Three union contracts are set to expire on Aug. 31, and even if school officials are successful in their bid for a zero percent salary increase and 20 percent health care co-pay for all employees, they will still fall $1.6 million short of balancing next year’s budget. Unwilling to cut programs for a third year without an increase in property taxes, School Committee members agreed funding shortfalls would need to be absorbed by taxpayers, school employees and cuts within the district.
“Our role is to advocate for the school department and the umbrella statement for me is what we need to do to provide education for our students, balanced by the community’s ability to pay,” said Chairwoman Maureen E. Cotter. “We all need to be a part of the solution.”
“You can make the argument that zero [increase] will not be viable again this year, but I wouldn’t make the argument that even a 2 percent increase is viable, even for taxpayers who support education,” said Committeeman Scott Mueller. “There are too many families struggling to meet the taxes that they are already experiencing.”
Option two was the budgetary assumption that Stringfellow and committee members have considered over the past few budget sessions relative to how the district would make up for a remaining $1.6 million shortfall after freezing salaries and increasing staff health care co-pays to 20 percent. This scenario assumed a zero percent tax increase from the town.
“I feel that two years with a zero percent increase and now three years with zero increase doesn’t match what our school system needs to stay competitive with its students,” said committee Vice Chairman Dr. Anthony Mega. “I recognize that there are households in pain, but these households also need quality public education and there are no options for these households to find quality education outside of the system. I think eventually we need to speak to what we need, there has to be a sharing of that $1.6 million. Losing that whole number would accelerate a deterioration in education that may be too hard to recover from at a point when the economy might be better able to support education.”
Left with the last two scenarios, committee members wrestled with the question of how much money taxpayers might be able to afford in order to sustain quality education in the town. A one percent increase in property taxes would mean an added $479,909 in revenues, but would still leave the school department with a $1.2 million deficit. The last option would opt for a two percent tax levy increase, or about $959,818 in additional revenues, leaving the school department with about $640,184 in unfunded programs.
Committeeman Richard Angeli said some kind of tax levy increase would be necessary, especially with the uncertainty surrounding the upcoming contract negotiations.
“I don’t really want to cut programs again this year,” Angeli said, admitting that some concessions were inevitable. “I think we have done enough of that over the past two years. Some community members have spoken and there are more out there who speak in terms of the overcapacity of our buildings. We can’t go year to year kidding ourselves that we’re not going to have to cross that bridge at some point.”
Committee members agreed that structural consolidation could save the district and taxpayers money, but most were weary to make a hasty decision about closing a school to balance the budget.
“I don’t believe that as we sit here today that we would make the most informed decision for our community about how the schools should be configured,” Mega said. “I think that it is a tremendous responsibility and I want the community to look at it as something that is worth the investment of time.”

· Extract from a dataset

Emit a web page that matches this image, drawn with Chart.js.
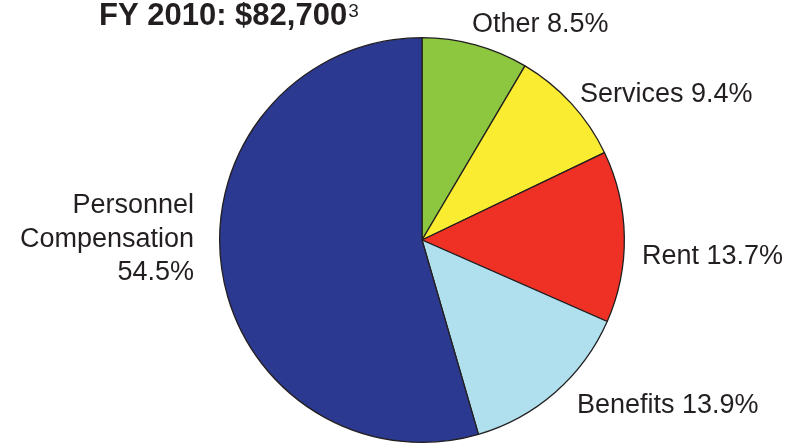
<!DOCTYPE html>
<html>
<head>
<meta charset="utf-8">
<script src="https://cdn.jsdelivr.net/npm/chart.js@4/dist/chart.umd.min.js"></script>
<style>
html,body{margin:0;padding:0;background:#fff;}
#wrap{width:799px;height:444px;position:relative;}
</style>
</head>
<body>
<div id="wrap"><canvas id="c" width="799" height="444"></canvas></div>
<script>
/* FY 2010 spending breakdown pie */
const cats=['Other','Services','Rent','Benefits','Personnel Compensation'];
const shares=[8.5,9.4,13.7,13.9,54.5];
const sliceCols=['#8dc63f','#f9ec31','#ee3124','#b0dfee','#2b3990'];
const titleMain='FY 2010: $82,700';
const titleNote='3';

const ink='#231f20';
const font="'Liberation Sans', Arial, sans-serif";

// label anchors: [x, baseline y, align], personnel label wraps over 3 lines
const labelPos={
  'Other':[472,32,'left'],
  'Services':[580,102,'left'],
  'Rent':[642,264,'left'],
  'Benefits':[577,413,'left'],
  'Personnel Compensation':[194,213,'right']
};

const textPlug={
  id:'textPlug',
  afterDraw(ch){
    const ctx=ch.ctx;
    ctx.save();
    ctx.fillStyle=ink;
    ctx.textBaseline='alphabetic';
    // title + superscript
    ctx.font="bold 31px "+font;
    ctx.textAlign='left';
    ctx.fillText(titleMain,99,25);
    const w=ctx.measureText(titleMain).width;
    ctx.font="19px "+font;
    ctx.fillText(titleNote,99+w+1,17);
    // slice labels
    ctx.font="27px "+font;
    cats.forEach((c,i)=>{
      const p=labelPos[c];if(!p)return;
      ctx.textAlign=p[2];
      const pct=shares[i].toFixed(1)+'%';
      if(c==='Personnel Compensation'){
        ['Personnel','Compensation',pct].forEach((t,k)=>ctx.fillText(t,p[0],p[1]+k*33.5));
      }else{
        ctx.fillText(c+' '+pct,p[0],p[1]);
      }
    });
    ctx.restore();
  }
};

new Chart(document.getElementById('c'),{
  type:'pie',
  data:{labels:cats,datasets:[{data:shares,backgroundColor:sliceCols,borderColor:ink,borderWidth:1.3}]},
  options:{
    responsive:false,animation:false,
    layout:{padding:{top:37,bottom:1,left:145,right:100}},
    plugins:{legend:{display:false},tooltip:{enabled:false},title:{display:false}}
  },
  plugins:[textPlug]
});
</script>
</body>
</html>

“I see any school consolidation conversation as better had outside the budget process,” agreed Cotter.
Set to don the stamp of approval at its next meeting, the School Committee will review possible areas of to cut in greater detail with Stringfellow before approving a budget to send to the Town Council.
Although much of the areas to cut remain the same as last year, Stringfellow said she has identified several new areas to tighten. Before shaving more off of student programs, she said personnel in some clerical, guidance, physical education and special education departments could be consolidated at a savings to the district.
“This is an economic crisis and the solution is that everyone will bleed,” Mueller said.
The School Committee will vote to accept the 2012 budget after a final presentation on revenues and cuts to programs at its Feb. 8 meeting at 7 p.m. in the high school library, 215 Columbia St.